- **Request**:
Your task is to transcribe all of the data below exactly, omitting the images.

- **Data extract**:
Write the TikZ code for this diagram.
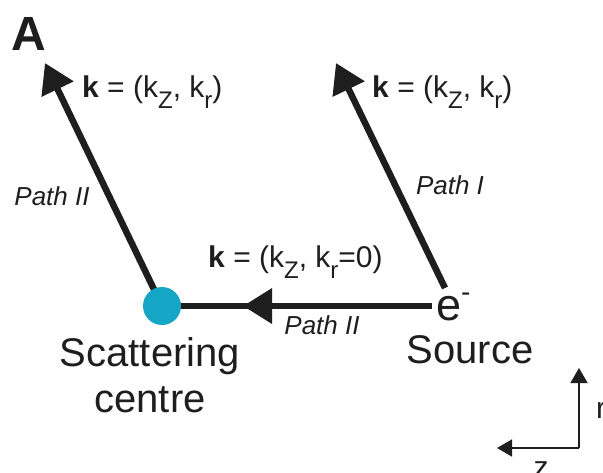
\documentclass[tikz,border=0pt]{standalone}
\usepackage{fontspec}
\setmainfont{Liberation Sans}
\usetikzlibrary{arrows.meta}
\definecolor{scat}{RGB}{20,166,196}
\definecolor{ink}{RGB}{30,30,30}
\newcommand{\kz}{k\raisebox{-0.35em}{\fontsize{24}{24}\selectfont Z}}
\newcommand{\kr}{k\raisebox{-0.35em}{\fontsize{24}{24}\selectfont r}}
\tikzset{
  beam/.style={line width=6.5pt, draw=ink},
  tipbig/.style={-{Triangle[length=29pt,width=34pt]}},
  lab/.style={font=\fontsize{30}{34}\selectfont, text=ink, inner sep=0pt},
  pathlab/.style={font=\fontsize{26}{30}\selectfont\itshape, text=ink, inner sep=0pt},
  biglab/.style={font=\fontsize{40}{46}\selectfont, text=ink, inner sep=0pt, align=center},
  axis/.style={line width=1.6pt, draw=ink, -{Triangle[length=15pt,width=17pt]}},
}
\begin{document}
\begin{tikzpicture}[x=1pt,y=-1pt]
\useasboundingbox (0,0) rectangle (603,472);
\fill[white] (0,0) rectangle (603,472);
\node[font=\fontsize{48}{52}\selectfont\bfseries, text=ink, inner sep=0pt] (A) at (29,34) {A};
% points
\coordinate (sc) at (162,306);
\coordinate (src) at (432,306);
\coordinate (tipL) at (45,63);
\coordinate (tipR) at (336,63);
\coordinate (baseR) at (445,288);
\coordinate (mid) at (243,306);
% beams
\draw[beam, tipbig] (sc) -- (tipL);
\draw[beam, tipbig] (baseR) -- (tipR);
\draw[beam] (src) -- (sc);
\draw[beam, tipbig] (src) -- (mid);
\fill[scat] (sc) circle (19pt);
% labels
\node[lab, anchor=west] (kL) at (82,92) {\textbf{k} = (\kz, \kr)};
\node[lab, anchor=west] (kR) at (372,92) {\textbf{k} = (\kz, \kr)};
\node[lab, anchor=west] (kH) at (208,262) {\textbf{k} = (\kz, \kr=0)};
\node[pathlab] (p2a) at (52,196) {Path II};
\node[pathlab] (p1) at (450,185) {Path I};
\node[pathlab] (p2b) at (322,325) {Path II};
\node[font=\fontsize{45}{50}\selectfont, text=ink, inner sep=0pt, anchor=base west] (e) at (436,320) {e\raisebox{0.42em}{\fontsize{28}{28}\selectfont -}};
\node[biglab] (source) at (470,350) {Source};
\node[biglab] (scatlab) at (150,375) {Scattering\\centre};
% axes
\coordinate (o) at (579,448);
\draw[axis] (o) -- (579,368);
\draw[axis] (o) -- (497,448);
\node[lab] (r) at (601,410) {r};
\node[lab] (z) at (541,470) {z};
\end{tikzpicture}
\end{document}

- **Right answer**:
Write the TikZ code for this diagram.
\documentclass[tikz,border=0pt]{standalone}
\usepackage{fontspec}
\setmainfont{Liberation Sans}
\usetikzlibrary{arrows.meta}
\definecolor{scat}{RGB}{20,166,196}
\definecolor{ink}{RGB}{30,30,30}
\newcommand{\kz}{k\raisebox{-0.35em}{\fontsize{24}{24}\selectfont Z}}
\newcommand{\kr}{k\raisebox{-0.35em}{\fontsize{24}{24}\selectfont r}}
\tikzset{
  beam/.style={line width=6.5pt, draw=ink},
  tipbig/.style={-{Triangle[length=29pt,width=34pt]}},
  lab/.style={font=\fontsize{30}{34}\selectfont, text=ink, inner sep=0pt},
  pathlab/.style={font=\fontsize{26}{30}\selectfont\itshape, text=ink, inner sep=0pt},
  biglab/.style={font=\fontsize{40}{46}\selectfont, text=ink, inner sep=0pt, align=center},
  axis/.style={line width=1.6pt, draw=ink, -{Triangle[length=15pt,width=17pt]}},
}
\begin{document}
\begin{tikzpicture}[x=1pt,y=-1pt]
\useasboundingbox (0,0) rectangle (603,472);
\fill[white] (0,0) rectangle (603,472);
\node[font=\fontsize{48}{52}\selectfont\bfseries, text=ink, inner sep=0pt] (A) at (29,34) {A};
% points
\coordinate (sc) at (162,306);
\coordinate (src) at (432,306);
\coordinate (tipL) at (45,63);
\coordinate (tipR) at (336,63);
\coordinate (baseR) at (445,288);
\coordinate (mid) at (243,306);
% beams
\draw[beam, tipbig] (sc) -- (tipL);
\draw[beam, tipbig] (baseR) -- (tipR);
\draw[beam] (src) -- (sc);
\draw[beam, tipbig] (src) -- (mid);
\fill[scat] (sc) circle (19pt);
% labels
\node[lab, anchor=west] (kL) at (82,92) {\textbf{k} = (\kz, \kr)};
\node[lab, anchor=west] (kR) at (372,92) {\textbf{k} = (\kz, \kr)};
\node[lab, anchor=west] (kH) at (208,262) {\textbf{k} = (\kz, \kr=0)};
\node[pathlab] (p2a) at (52,196) {Path II};
\node[pathlab] (p1) at (450,185) {Path I};
\node[pathlab] (p2b) at (322,325) {Path II};
\node[font=\fontsize{45}{50}\selectfont, text=ink, inner sep=0pt, anchor=base west] (e) at (436,320) {e\raisebox{0.42em}{\fontsize{28}{28}\selectfont -}};
\node[biglab] (source) at (470,350) {Source};
\node[biglab] (scatlab) at (150,375) {Scattering\\centre};
% axes
\coordinate (o) at (579,448);
\draw[axis] (o) -- (579,368);
\draw[axis] (o) -- (497,448);
\node[lab] (r) at (601,410) {r};
\node[lab] (z) at (541,470) {z};
\end{tikzpicture}
\end{document}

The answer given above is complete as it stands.